---- WORKING DATA

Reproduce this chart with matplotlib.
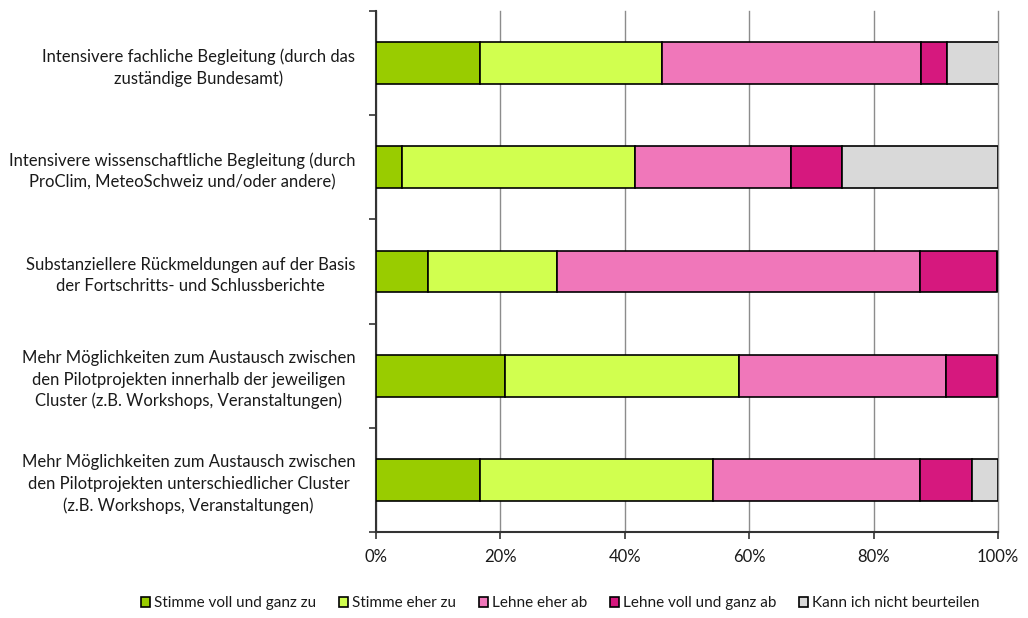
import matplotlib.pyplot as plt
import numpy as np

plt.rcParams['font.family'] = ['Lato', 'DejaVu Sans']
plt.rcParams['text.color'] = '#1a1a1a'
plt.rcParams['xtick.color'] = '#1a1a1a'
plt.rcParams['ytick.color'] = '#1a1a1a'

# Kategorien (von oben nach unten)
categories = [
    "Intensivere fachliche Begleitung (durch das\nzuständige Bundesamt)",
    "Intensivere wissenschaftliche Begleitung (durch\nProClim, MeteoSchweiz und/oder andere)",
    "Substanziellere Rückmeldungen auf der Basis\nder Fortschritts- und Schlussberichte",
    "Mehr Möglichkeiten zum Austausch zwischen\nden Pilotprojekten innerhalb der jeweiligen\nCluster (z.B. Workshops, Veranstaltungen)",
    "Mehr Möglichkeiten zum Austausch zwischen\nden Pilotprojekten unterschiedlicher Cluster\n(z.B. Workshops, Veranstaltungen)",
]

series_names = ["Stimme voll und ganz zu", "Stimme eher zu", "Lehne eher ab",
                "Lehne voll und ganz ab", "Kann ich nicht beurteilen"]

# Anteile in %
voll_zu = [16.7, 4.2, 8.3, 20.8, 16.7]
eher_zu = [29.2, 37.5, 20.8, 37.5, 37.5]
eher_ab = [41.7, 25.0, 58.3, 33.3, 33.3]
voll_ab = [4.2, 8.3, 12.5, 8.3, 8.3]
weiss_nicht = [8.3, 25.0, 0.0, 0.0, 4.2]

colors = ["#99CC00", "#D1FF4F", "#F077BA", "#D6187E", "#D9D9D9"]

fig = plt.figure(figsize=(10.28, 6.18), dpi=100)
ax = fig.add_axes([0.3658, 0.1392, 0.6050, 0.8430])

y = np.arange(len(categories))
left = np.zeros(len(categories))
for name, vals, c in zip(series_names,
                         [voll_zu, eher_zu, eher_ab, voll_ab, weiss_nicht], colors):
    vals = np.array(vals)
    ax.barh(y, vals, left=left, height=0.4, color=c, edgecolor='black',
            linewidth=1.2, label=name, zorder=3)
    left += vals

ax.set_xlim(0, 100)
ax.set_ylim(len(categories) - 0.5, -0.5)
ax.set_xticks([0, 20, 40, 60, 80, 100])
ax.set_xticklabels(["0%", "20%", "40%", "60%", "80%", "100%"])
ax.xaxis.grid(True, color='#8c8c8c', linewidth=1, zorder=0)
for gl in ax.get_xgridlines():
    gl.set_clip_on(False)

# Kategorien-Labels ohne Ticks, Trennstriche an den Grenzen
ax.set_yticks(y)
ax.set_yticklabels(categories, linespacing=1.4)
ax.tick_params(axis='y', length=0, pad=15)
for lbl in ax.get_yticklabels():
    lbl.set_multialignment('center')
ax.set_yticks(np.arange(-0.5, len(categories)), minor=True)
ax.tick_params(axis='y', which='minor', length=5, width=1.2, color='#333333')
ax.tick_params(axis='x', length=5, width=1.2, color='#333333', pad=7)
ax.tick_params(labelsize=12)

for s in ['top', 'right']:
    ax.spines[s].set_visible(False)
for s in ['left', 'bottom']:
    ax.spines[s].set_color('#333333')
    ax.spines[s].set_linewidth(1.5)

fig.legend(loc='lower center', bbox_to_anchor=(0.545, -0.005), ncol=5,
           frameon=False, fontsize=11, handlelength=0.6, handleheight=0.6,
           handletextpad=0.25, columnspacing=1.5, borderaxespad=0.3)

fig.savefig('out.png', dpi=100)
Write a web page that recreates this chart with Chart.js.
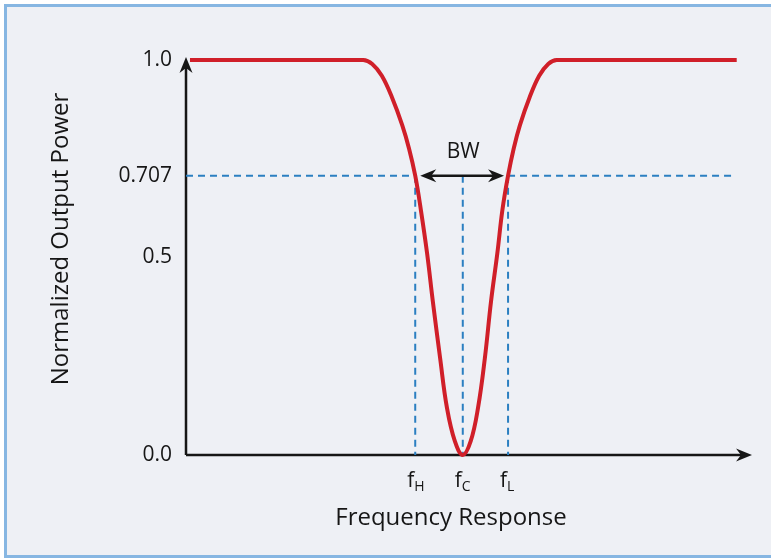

--------

**WHAT TO DO:**
Copy every line of the data exactly as written, excluding the pictures.

**SOLUTION:**
Reproduce this chart with matplotlib.
import matplotlib.pyplot as plt
import numpy as np

plt.rcParams['font.family'] = ['Lato', 'DejaVu Sans']
plt.rcParams['text.color'] = '#1a1a1a'
plt.rcParams['xtick.color'] = '#1a1a1a'
plt.rcParams['ytick.color'] = '#1a1a1a'

# Kategorien (von oben nach unten)
categories = [
    "Intensivere fachliche Begleitung (durch das\nzuständige Bundesamt)",
    "Intensivere wissenschaftliche Begleitung (durch\nProClim, MeteoSchweiz und/oder andere)",
    "Substanziellere Rückmeldungen auf der Basis\nder Fortschritts- und Schlussberichte",
    "Mehr Möglichkeiten zum Austausch zwischen\nden Pilotprojekten innerhalb der jeweiligen\nCluster (z.B. Workshops, Veranstaltungen)",
    "Mehr Möglichkeiten zum Austausch zwischen\nden Pilotprojekten unterschiedlicher Cluster\n(z.B. Workshops, Veranstaltungen)",
]

series_names = ["Stimme voll und ganz zu", "Stimme eher zu", "Lehne eher ab",
                "Lehne voll und ganz ab", "Kann ich nicht beurteilen"]

# Anteile in %
voll_zu = [16.7, 4.2, 8.3, 20.8, 16.7]
eher_zu = [29.2, 37.5, 20.8, 37.5, 37.5]
eher_ab = [41.7, 25.0, 58.3, 33.3, 33.3]
voll_ab = [4.2, 8.3, 12.5, 8.3, 8.3]
weiss_nicht = [8.3, 25.0, 0.0, 0.0, 4.2]

colors = ["#99CC00", "#D1FF4F", "#F077BA", "#D6187E", "#D9D9D9"]

fig = plt.figure(figsize=(10.28, 6.18), dpi=100)
ax = fig.add_axes([0.3658, 0.1392, 0.6050, 0.8430])

y = np.arange(len(categories))
left = np.zeros(len(categories))
for name, vals, c in zip(series_names,
                         [voll_zu, eher_zu, eher_ab, voll_ab, weiss_nicht], colors):
    vals = np.array(vals)
    ax.barh(y, vals, left=left, height=0.4, color=c, edgecolor='black',
            linewidth=1.2, label=name, zorder=3)
    left += vals

ax.set_xlim(0, 100)
ax.set_ylim(len(categories) - 0.5, -0.5)
ax.set_xticks([0, 20, 40, 60, 80, 100])
ax.set_xticklabels(["0%", "20%", "40%", "60%", "80%", "100%"])
ax.xaxis.grid(True, color='#8c8c8c', linewidth=1, zorder=0)
for gl in ax.get_xgridlines():
    gl.set_clip_on(False)

# Kategorien-Labels ohne Ticks, Trennstriche an den Grenzen
ax.set_yticks(y)
ax.set_yticklabels(categories, linespacing=1.4)
ax.tick_params(axis='y', length=0, pad=15)
for lbl in ax.get_yticklabels():
    lbl.set_multialignment('center')
ax.set_yticks(np.arange(-0.5, len(categories)), minor=True)
ax.tick_params(axis='y', which='minor', length=5, width=1.2, color='#333333')
ax.tick_params(axis='x', length=5, width=1.2, color='#333333', pad=7)
ax.tick_params(labelsize=12)

for s in ['top', 'right']:
    ax.spines[s].set_visible(False)
for s in ['left', 'bottom']:
    ax.spines[s].set_color('#333333')
    ax.spines[s].set_linewidth(1.5)

fig.legend(loc='lower center', bbox_to_anchor=(0.545, -0.005), ncol=5,
           frameon=False, fontsize=11, handlelength=0.6, handleheight=0.6,
           handletextpad=0.25, columnspacing=1.5, borderaxespad=0.3)

fig.savefig('out.png', dpi=100)
Write a web page that recreates this chart with Chart.js.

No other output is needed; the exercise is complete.